User Stories and Features
(S = supported) or effort required to support = E (easy) M (medium) H (hard)
Priority = 1 must have, 2 should have, 3 nice to have
Story/Feature | Priority | RipRap | UMD | Camel Toolbox |
---|---|---|---|---|
Scheduling and Coordination | ||||
Check all resources every n months (not appropriate for very large repos) | S | M | ||
Run continual fixity checks | S | M | ||
Only alert me when are there failures | S | S | E | |
Call an arbitrary HTTP endpoint on success and/or failure | S | E | ||
Send a (jms,stomp) message to a endpoint on success and/or failure | M | S | E | |
Call an arbitrary HTTP endpoint on success and/or failure | M | E | ||
Perform fixity check on most recent version of resource only | S | S | S | |
Perform fixity check on all versions of resource | S | S | ||
Check entire repo | S | S | S | |
Deliver fixity requests in batches | S | M | ||
Check resources based on query | S | M | ||
Scaling | ||||
Set rate limits (max bits/second) for checks | H | M | ||
Set rate limits (max bits/second) for each task processor | H | M | ||
Allow checks to be scaled horizontally across multiple instances | M | H | ||
Run fixity against on disk representation | S | H | ||
Reporting | ||||
Generate list of resources checked since X date | S | S | M | |
Generate list of resources not checked X date | S | S | M | |
Generate a fixity audit report by resource | S | S | M | |
Generate a csv of fixity audit results showing resource id, date checked, checksum, and the result based on resource, date, and result parameters | S | S | M | |
Storage options | ||||
Store fixity results in triplestore | M | S | ||
Store fixity results in text file | S | S | ||
Store fixity results in sql | S | E | ||
Store fixity results in nosql | M | E |
Components
Fixity Checker
performs the fixity check on a resource and communicates the results to the configured Fixity Result Handler
Fixity Check Manager
- Is responsible for monitoring and providing status of all fixity check tasks
- coordinates parallel processing of fixity checks
- coordinates auto-scaling requests
Fixity Result Handler
A service responsible for storing the results. I can imagine difference implementations that talk to different types of data storage backends
Fixity Result Reporter
A service that generates various fixity reports based on a various criteria.

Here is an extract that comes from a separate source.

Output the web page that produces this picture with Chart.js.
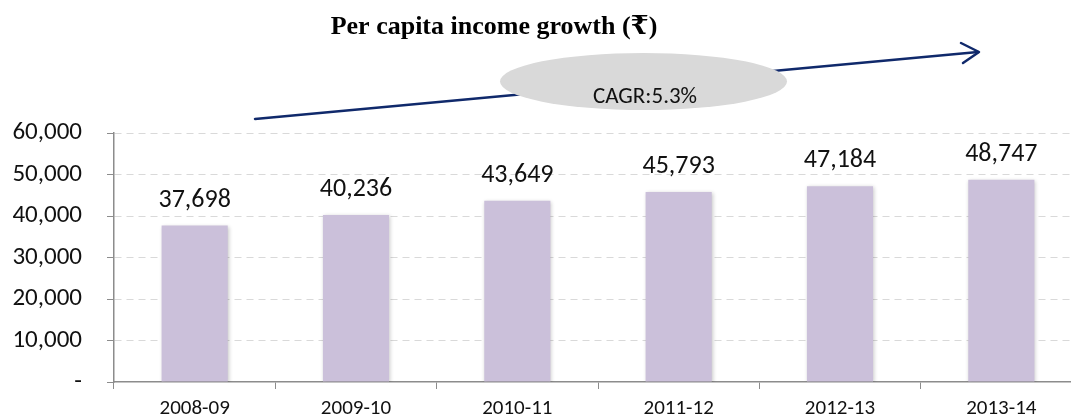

Fixity Check Task Scheduler
A service responsible for generating Fixity Check requests across a repository based on user criteria such as min and max times between fixity checks, whether to run continuously or on a schedule, etc.
4 Comments
Jared Whiklo
Just so I don't forget there is RipRap which is a fixity service for Fedora
Danny Bernstein
Interesting - I forgot about RipRap. I'd heard it mentioned before. Perhaps we can integrate part or all of it.
Ralf Claussnitzer
One could go without a Fixity Result Handler component. The Fixity Checker already generates the reports. It could just store them next to the checked resource or store it in Fedora and link to the result. This way it's one less dependency. Export into other systems could be implemented as part of the Fixity Result Reporter.
Danny Bernstein
Hi Ralf Claussnitzer : I missed this message. Sorry for the slow reply. Yes - that's true though in conversations around the topic of storing results in Fedora there has been some push back. But as far as the idea of bringing the result handling into the reporter service goes, I agree, it doesn't have to be a separate service. I was just trying to think about the various logical components.